There's a guide here! https://vmchale.github.io/jacinda/
When I think about how I use awk, I think it’s mostly something like:
awk '!a[$2]++' # first occurrence of each value in the second field
Or awk '{a[$2]+=$3} END {for(x in a) print x, a[x]}'
Or just as an advanced version of cut. A fourth example is something that is annoying to do in a streaming way but easy with bash: compute moving average of second field grouped by third field over span of size 20 (backwards) in first field. awk '{ print $1, $3, 1, $2; print $1+20, $3, -1, -$2}' | sort -n | awk '{ a[$2]+=$3; b[$2]+=$4; print $1, $2, b[$2]/a[$2] }'
The above all feel somewhat functional as computations – the first is a folding filter, the second a fold, the third a map, and the fourth is a folding concat map if done on-line or a concat map followed and a folding map as written.The awk features that feel ‘non-functional’ to me are less the mutation and more operations like next, or the lack of compositionality: one can’t write an awk program that is, in some sense made of several awk programs (i.e sets of pattern–expr rules) joined together. That compositionality is the main advantage, in my opinion, of the ‘functional’ jq, which feels somewhat awk-adjacent. Is there some way to get composition of ja programs without falling back to byte streams in between?
(->2)"(->1)~.*{|`2.`0}
"(\g. g.((+)|0 {g=`2}{`3})) ~. $2
I think I might also be missing something about the ` operator: the first example feels a bit strained because it first needs to put fields in a tuple then extract from the tuple. I feel like I want $0 to give a list of some records that can be converted to strings but which can also have fields extracted. Then the example might look like (`1)~.*$0. I don’t know if the $0 could be implicit too. Another horrible feature would be integers to be coerced into functions if needed – take the nth field from a record/list/tuple.I’m not sure I really understand the language (and I definitely don’t understand the implementation!) but it seems pretty interesting. Perhaps a better motto than “functional awk” is “streaming APL with type checking (and type classes)”?

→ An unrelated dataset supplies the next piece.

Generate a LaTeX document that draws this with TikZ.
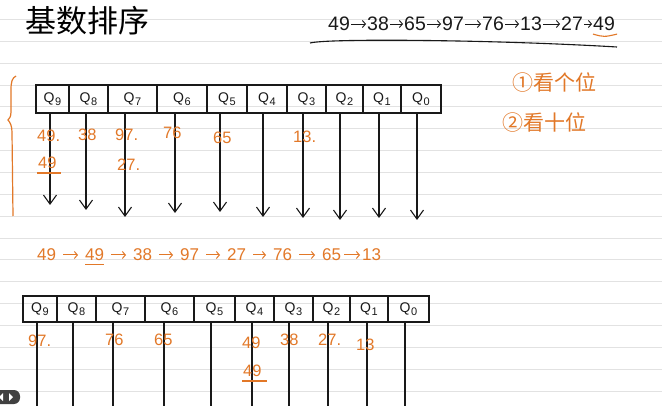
\documentclass[tikz,border=0pt]{standalone}
\usepackage{fontspec}
\setmainfont{Liberation Sans}
\newfontfamily\cjk{Noto Sans CJK SC}
\usetikzlibrary{arrows.meta}
\definecolor{pen}{RGB}{226,120,40}
\definecolor{ink}{RGB}{25,25,25}
\definecolor{rulecol}{RGB}{226,226,226}
\newcommand{\qq}[1]{Q\kern0.5pt\raisebox{-2.5pt}{\fontsize{11}{11}\selectfont #1}}
\tikzset{
 cell/.style={draw=ink, line width=1.3pt, inner sep=0pt, font=\fontsize{14}{14}\selectfont, text=ink},
 drop/.style={draw=ink, line width=1.1pt, -{Straight Barb[length=9pt,width=13pt,line width=1.1pt]}},
 stem/.style={draw=ink, line width=1.1pt},
 num/.style={text=pen, font=\fontsize{16.5}{16.5}\selectfont, inner sep=0pt, anchor=west},
 seq/.style={text=ink, font=\fontsize{19.5}{19.5}\selectfont, inner sep=0pt, anchor=west},
 seqarr/.style={draw=ink, line width=0.9pt, -{Straight Barb[length=3pt,width=7pt]}, shorten <=1pt, shorten >=1pt},
 mseq/.style={text=pen, font=\fontsize{17}{17}\selectfont, inner sep=0pt, anchor=west},
 marr/.style={draw=pen, line width=1pt, -{Straight Barb[length=3pt,width=7pt]}, shorten <=7pt, shorten >=7pt},
 uline/.style={draw=pen, line width=1.1pt},
 note/.style={text=pen, font=\cjk\fontsize{21}{21}\selectfont, inner sep=0pt, anchor=west},
}
\begin{document}
\begin{tikzpicture}[x=1pt,y=-1pt]
\useasboundingbox[fill=white] (0,0) rectangle (662,406);
\foreach \k in {0,...,17} \draw[rulecol, line width=0.8pt] (0,{19.5+21.85*\k}) -- (662,{19.5+21.85*\k});

% title
\node[anchor=west, font=\cjk\fontsize{31}{31}\selectfont, text=black, inner sep=0pt] (title) at (25,21) {基数排序};

% top sequence
\foreach \i/\x/\v in {1/328/49, 2/367/38, 3/404/65, 4/442/97, 5/482/76, 6/520/13, 7/561/27, 8/593/49}
  \node[seq] (s\i) at (\x,24) {\v};
\foreach \a/\b in {1/2,2/3,3/4,4/5,5/6,6/7,7/8}
  \draw[seqarr] (s\a) -- (s\b);
\draw[uline] ([yshift=-3pt]s8.south west) .. controls ([yshift=-6pt]s8.south) .. ([yshift=-3pt,xshift=2pt]s8.south east);
\coordinate (ul1) at (310,43);
\coordinate (ul2) at (617,47);
\draw[ink, line width=1.1pt] (ul1) .. controls (330,38) and (500,40) .. (ul2);

% notes on the right
\node[note] (n1) at (512,83) {①看个位};
\node[note] (n2) at (502,123) {②看十位};

% brace
\draw[pen, line width=1.2pt] (16,76) .. controls (12,78) and (11,82) .. (11,90) -- (11,112)
  .. controls (11,117) and (9,119) .. (8,120) .. controls (10,122) and (12,126) .. (12,132) -- (13,216);

% top table
\foreach \n/\c/\w in {9/52.5/33, 8/88.5/39, 7/132.5/49, 6/182/50, 5/227/40, 4/267/40, 3/306.5/39, 2/344.5/37, 1/382/38, 0/421/40}
  \node[cell, minimum width=\w pt, minimum height=28pt] (t\n) at (\c,99) {\qq{\n}};
\foreach \n/\x/\e in {9/50/205, 8/86/210, 7/125/217, 6/175/213, 5/220/212, 4/263/217, 3/303/218, 2/340/220, 1/379/218, 0/417/220}
  {\coordinate (te\n) at (\x,\e); \draw[drop] (t\n.south -| te\n) -- (te\n);}

% first pass numbers
\node[num] (a1) at (37,136) {49.};
\node[num] (a2) at (78,135) {38};
\node[num] (a3) at (115,135) {97.};
\node[num] (a4) at (163,133) {76};
\node[num] (a5) at (213,138) {65};
\node[num] (a6) at (293,137) {13.};
\node[num] (a7) at (38,163) {49};
\draw[uline] ([yshift=-4pt,xshift=-1pt]a7.south west) -- ([yshift=-4pt,xshift=4pt]a7.south east);
\node[num] (a8) at (117,165) {27.};

% middle sequence
\foreach \i/\x/\v in {1/37/49, 2/85/49, 3/133/38, 4/180/97, 5/227/27, 6/273/76, 7/322/65, 8/362/13}
  \node[mseq] (m\i) at (\x,255) {\v};
\foreach \a/\b in {1/2,2/3,3/4,4/5,5/6,6/7}
  \draw[marr] (m\a) -- (m\b);
\draw[marr, shorten <=3pt, shorten >=2pt] (m7) -- (m8);
\draw[uline] ([yshift=-3pt]m2.south west) -- ([yshift=-3pt]m2.south east);

% bottom table
\foreach \n/\c/\w in {9/40/34, 8/76.5/39, 7/120.5/49, 6/169.5/49, 5/214.5/41, 4/254.5/39, 3/293.5/39, 2/331.5/37, 1/369/38, 0/408.5/41}
  \node[cell, minimum width=\w pt, minimum height=26pt] (b\n) at (\c,309) {\qq{\n}};
\foreach \n/\x in {9/37, 8/73, 7/113, 6/164, 5/211, 4/252, 3/289, 2/328, 1/367, 0/405}
  {\coordinate (be\n) at (\x,406); \draw[stem] (b\n.south -| be\n) -- (be\n);}

% second pass numbers
\node[num] (c1) at (28,341) {97.};
\node[num] (c2) at (105,340) {76};
\node[num] (c3) at (154,340) {65};
\node[num] (c4) at (242,343) {49};
\node[num] (c5) at (280,340) {38};
\node[num] (c6) at (318,340) {27.};
\node[num] (c7) at (356,345) {13};
\node[num] (c8) at (243,371) {49};
\draw[uline] ([yshift=-4pt,xshift=-1pt]c8.south west) -- ([yshift=-4pt,xshift=5pt]c8.south east);

% video control
\fill[black!75, rounded corners=6pt] (-8,390) rectangle (20,404);
\fill[white] (3,393) -- (3,401) -- (-1,397) -- cycle;
\fill[white] (9,393) -- (9,401) -- (13,397) -- cycle;
\end{tikzpicture}
\end{document}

The colon being used in multiple contexts is tricky. As I was scanning the examples I found postfix `:` doing type conversion like in `(%)\. {%/Apple/}{`3:}` and then I was wondering what it does when it has nothing on its left-hand side, like in `[(+)|0 [:1"x]`. Then I noticed that the [ were unbalanced in the latter example, and eventually figured out that `[:` is its own operator separate from `:` and the middle `[` had nothing to do with function syntax.